2. The Board has reached the conclusions set out above for the following reasons.
(a) Mr Smith acquired the Equity Plan Shares at a price of $0.4161 per share,
amounting to a total price of $208,050, which was paid by Mr Smith by way of the
Acquisition Loan.
(b) The Board and Mr Smith have previously discussed how the Acquisition Loan
should be satisfied and have agreed that the Company would acquire the Equity
Plan Shares at a price of $0.65 per share, being the NZX closing price for ordinary
shares in the Company as at 2 April 2025. This date represents the date on which
the Board and Mr Smith began preliminary discussions on the matters set out in
this document.
(c) Accordingly, the total consideration payable by the Company to acquire the Equity
Plan Shares is $325,000, which would first be applied to satisfy the Acquisition
Loan, with the balance payable to Mr Smith in cash proceeds.
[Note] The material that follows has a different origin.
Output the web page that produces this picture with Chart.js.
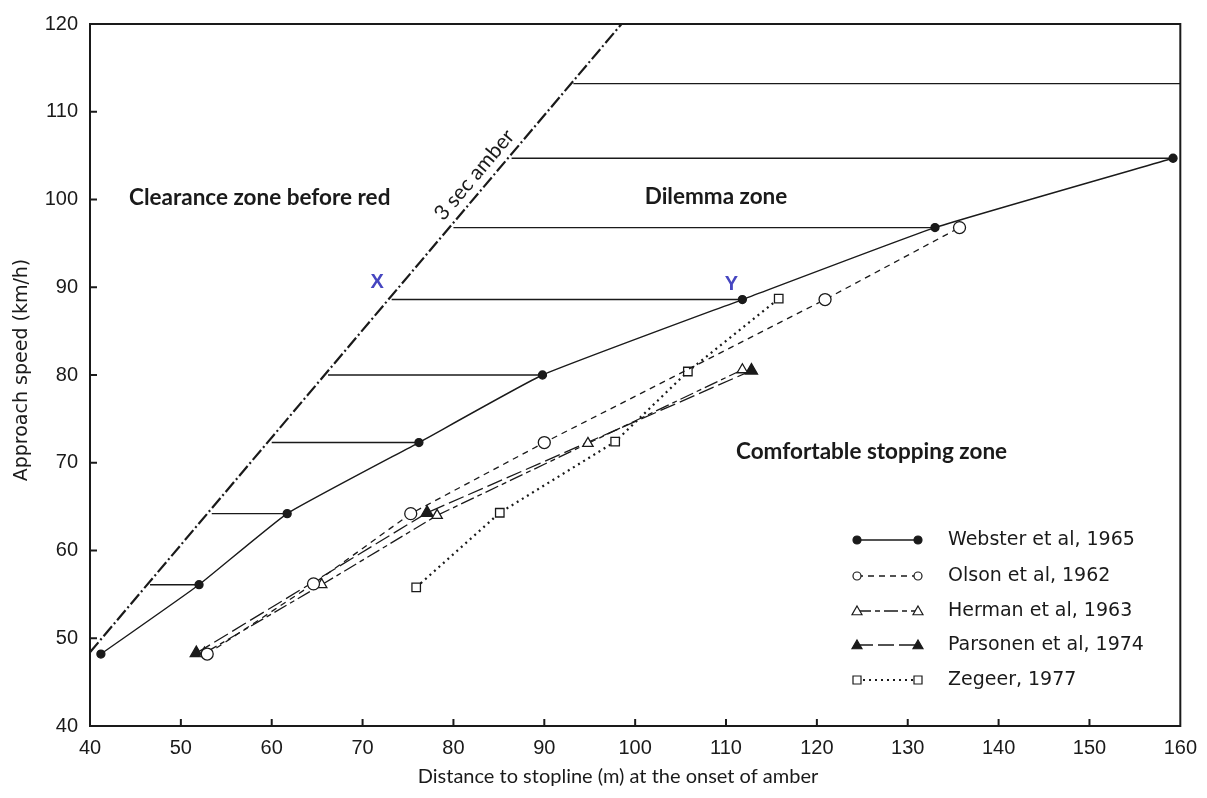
<!DOCTYPE html>
<html>
<head>
<meta charset="utf-8">
<script src="https://cdn.jsdelivr.net/npm/chart.js@4.4.1/dist/chart.umd.min.js"></script>
<style>
  html, body { margin: 0; padding: 0; background: #fff; }
  #wrap { width: 1207px; height: 798px; }
</style>
</head>
<body>
<div id="wrap"><canvas id="chart" width="1207" height="798"></canvas></div>
<script>
// axis ticks
const xTicks = [40, 50, 60, 70, 80, 90, 100, 110, 120, 130, 140, 150, 160];
const yTicks = [40, 50, 60, 70, 80, 90, 100, 110, 120];

// 3 sec amber line
const amberX = [40, 98.5];
const amberY = [48.4, 120];

// Webster et al, 1965
const websterX = [41.2, 52.0, 61.7, 76.2, 89.8, 111.8, 133.0, 159.2];
const websterY = [48.2, 56.1, 64.2, 72.3, 80.0, 88.6, 96.8, 104.7];

// Olson et al, 1962
const olsonX = [52.9, 64.6, 75.3, 90.0, 120.9, 135.7];
const olsonY = [48.2, 56.2, 64.2, 72.3, 88.6, 96.8];

// Herman et al, 1963
const hermanX = [52.6, 65.5, 78.2, 94.8, 111.8];
const hermanY = [48.3, 56.1, 64.0, 72.2, 80.6];

// Parsonen et al, 1974
const parsonenX = [51.7, 77.1, 112.8];
const parsonenY = [48.3, 64.3, 80.5];

// Zegeer, 1977
const zegeerX = [75.9, 85.1, 97.8, 105.8, 115.8];
const zegeerY = [55.8, 64.3, 72.4, 80.4, 88.7];

// horizontal dilemma zone lines (from amber line to Webster curve)
const zoneY      = [56.1, 64.2, 72.3, 80.0, 88.6, 96.8, 104.7, 113.2];
const zoneStartX = [46.6, 53.4, 60.0, 66.2, 73.2, 80.0, 86.4, 93.2];
const zoneEndX   = [52.0, 61.7, 76.2, 89.8, 111.8, 133.0, 159.2, 160];

const seriesNames = ["Webster et al, 1965", "Olson et al, 1962", "Herman et al, 1963", "Parsonen et al, 1974", "Zegeer, 1977"];

const pts = (xs, ys) => xs.map((x, i) => ({ x, y: ys[i] }));
const INK = "#1a1a1a";

const zoneSets = zoneY.map((yv, i) => ({
    data: [{ x: zoneStartX[i], y: yv }, { x: zoneEndX[i], y: yv }],
    borderColor: INK, borderWidth: 1.4, pointRadius: 0, showLine: true, order: 5
}));

const series = [
    { data: pts(websterX, websterY), borderColor: INK, borderWidth: 1.4, borderDash: [],
      pointStyle: "circle", pointRadius: 4, pointBackgroundColor: INK, tension: 0.12 },
    { data: pts(olsonX, olsonY), borderColor: INK, borderWidth: 1.3, borderDash: [6, 5],
      pointStyle: "circle", pointRadius: 6, pointBackgroundColor: "#fff" },
    { data: pts(hermanX, hermanY), borderColor: INK, borderWidth: 1.3, borderDash: [14, 4, 5, 4],
      pointStyle: "triangle", pointRadius: 6, pointBackgroundColor: "#fff" },
    { data: pts(parsonenX, parsonenY), borderColor: INK, borderWidth: 1.3, borderDash: [16, 5],
      pointStyle: "triangle", pointRadius: 7, pointBackgroundColor: INK },
    { data: pts(zegeerX, zegeerY), borderColor: INK, borderWidth: 2.2, borderDash: [2, 4],
      pointStyle: "rect", pointRadius: 6, pointBackgroundColor: "#fff" }
].map((s, i) => Object.assign({ label: seriesNames[i], showLine: true, pointBorderColor: INK,
      pointBorderWidth: 1.3, order: 1 }, s));

const amberSet = {
    data: pts(amberX, amberY), borderColor: INK, borderWidth: 2.2, borderDash: [13, 3, 2, 3],
    pointRadius: 0, showLine: true, order: 4
};

function marker(ctx, style, fill, x, y, r) {
    ctx.save();
    ctx.setLineDash([]);
    ctx.lineWidth = 1.2;
    ctx.strokeStyle = INK;
    ctx.fillStyle = fill;
    ctx.beginPath();
    if (style === "circle") ctx.arc(x, y, r, 0, Math.PI * 2);
    else if (style === "triangle") { ctx.moveTo(x, y - r); ctx.lineTo(x + r, y + r * 0.75); ctx.lineTo(x - r, y + r * 0.75); ctx.closePath(); }
    else ctx.rect(x - r, y - r, r * 2, r * 2);
    ctx.fill();
    ctx.stroke();
    ctx.restore();
}

const decor = {
    id: "decor",
    afterDraw(chart) {
        const { ctx, chartArea: a, scales: { x, y } } = chart;
        ctx.save();
        // frame
        ctx.strokeStyle = INK;
        ctx.lineWidth = 2;
        ctx.strokeRect(a.left, a.top, a.right - a.left, a.bottom - a.top);
        // inward ticks
        x.ticks.forEach(t => {
            if (t.value <= 40 || t.value >= 160) return;
            const px = x.getPixelForValue(t.value);
            ctx.beginPath(); ctx.moveTo(px, a.bottom); ctx.lineTo(px, a.bottom - 7); ctx.stroke();
        });
        y.ticks.forEach(t => {
            if (t.value <= 40 || t.value >= 120) return;
            const py = y.getPixelForValue(t.value);
            ctx.beginPath(); ctx.moveTo(a.left, py); ctx.lineTo(a.left + 7, py); ctx.stroke();
        });

        // axis titles
        ctx.fillStyle = INK;
        ctx.textAlign = "center";
        ctx.textBaseline = "middle";
        ctx.font = "20px Lato";
        ctx.fillText("Distance to stopline (m) at the onset of amber", 618, 777);
        ctx.save();
        ctx.translate(22, 370);
        ctx.rotate(-Math.PI / 2);
        ctx.font = "19px 'DejaVu Sans'";
        ctx.fillText("Approach speed (km/h)", 0, 0);
        ctx.restore();

        // zone labels
        ctx.font = "bold 22.5px Lato";
        ctx.textAlign = "left";
        ctx.fillText("Clearance zone before red", x.getPixelForValue(44.3), y.getPixelForValue(100.2));
        ctx.fillText("Comfortable stopping zone", x.getPixelForValue(111.1), y.getPixelForValue(71.2));
        ctx.textAlign = "center";
        ctx.fillText("Dilemma zone", x.getPixelForValue(108.9), y.getPixelForValue(100.3));

        // 3 sec amber
        const ang = Math.atan2(y.getPixelForValue(amberY[1]) - y.getPixelForValue(amberY[0]),
                               x.getPixelForValue(amberX[1]) - x.getPixelForValue(amberX[0]));
        ctx.save();
        ctx.translate(x.getPixelForValue(82.3), y.getPixelForValue(102.8));
        ctx.rotate(ang);
        ctx.font = "21px Lato";
        ctx.fillText("3 sec amber", 0, 0);
        ctx.restore();

        // X / Y points
        ctx.fillStyle = "#4646c0";
        ctx.font = "bold 20px 'Liberation Sans'";
        ctx.fillText("X", x.getPixelForValue(71.6), y.getPixelForValue(90.5));
        ctx.fillText("Y", x.getPixelForValue(110.6), y.getPixelForValue(90.3));

        // legend
        const rows = [540, 576, 611, 645, 680];
        series.forEach((s, i) => {
            const py = rows[i];
            ctx.save();
            ctx.strokeStyle = INK;
            ctx.lineWidth = s.borderWidth;
            ctx.setLineDash(s.borderDash);
            ctx.beginPath(); ctx.moveTo(857, py); ctx.lineTo(918, py); ctx.stroke();
            ctx.restore();
            const r = s.pointStyle === "triangle" ? 5 : 4;
            marker(ctx, s.pointStyle, s.pointBackgroundColor, 857, py, r);
            marker(ctx, s.pointStyle, s.pointBackgroundColor, 918, py, r);
            ctx.fillStyle = INK;
            ctx.font = "19px 'DejaVu Sans'";
            ctx.textAlign = "left";
            ctx.fillText(seriesNames[i], 948, py);
        });
        ctx.restore();
    }
};

new Chart(document.getElementById("chart"), {
    type: "scatter",
    data: { datasets: [...series, amberSet, ...zoneSets] },
    options: {
        responsive: false,
        animation: false,
        layout: { padding: { top: 19, right: 26, left: 0, bottom: 0 } },
        plugins: { legend: { display: false }, tooltip: { enabled: false } },
        scales: {
            x: {
                type: "linear", min: 40, max: 160,
                afterBuildTicks: s => { s.ticks = xTicks.map(v => ({ value: v })); },
                afterFit: s => { s.height = 72; },
                grid: { display: false, drawTicks: false },
                border: { display: false },
                ticks: { padding: 10, color: INK, font: { family: "'Liberation Sans'", size: 20 } }
            },
            y: {
                type: "linear", min: 40, max: 120,
                afterBuildTicks: s => { s.ticks = yTicks.map(v => ({ value: v })); },
                afterFit: s => { s.width = 90; },
                grid: { display: false, drawTicks: false },
                border: { display: false },
                ticks: { padding: 12, color: INK, font: { family: "'Liberation Sans'", size: 20 } }
            }
        }
    },
    plugins: [decor]
});
</script>
</body>
</html>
(d) Given the Equity Plan Shares will be immediately cancelled on acquisition by the
Company, this will result in a proportional increase in the shareholding of the
remaining shareholders. As a result, each remaining shareholder's ownership
percentage will increase to account for the reduction in the total amount of shares
on issue, providing a marginal benefit to the remaining shareholders.
(e) As announced on 10 April 2025, Mr Smith will cease employment of the Company
on 30 April 2025. The Share Buyback in connection with satisfaction of the
Acquisition Loan would help facilitate a clean exit by Mr Smith from the Company
with the proposed terms and consideration of the Share Buyback reflecting the
agreed terms between the Board and Mr Smith.
RELEVANT INTERESTS
Given the Equity Plan Shares will be repurchased and cancelled immediately on acquisition by
Bremworth, and therefore not offered to any directors of Bremworth, there are no relevant interests of
any director of Bremworth in the Equity Plan Shares to be disclosed pursuant to section 62(b) of the
Act.
SHAREHOLDER RIGHTS
The offer by the Company to acquire the Equity Plan Shares must be made not less than 10 working
days and not more than 12 months after this document has been sent to each shareholder.
Section 61(8) of the Act confers on shareholders and the Company certain rights to apply to the court
for an order restraining the proposed acquisition of the Equity Plan Shares.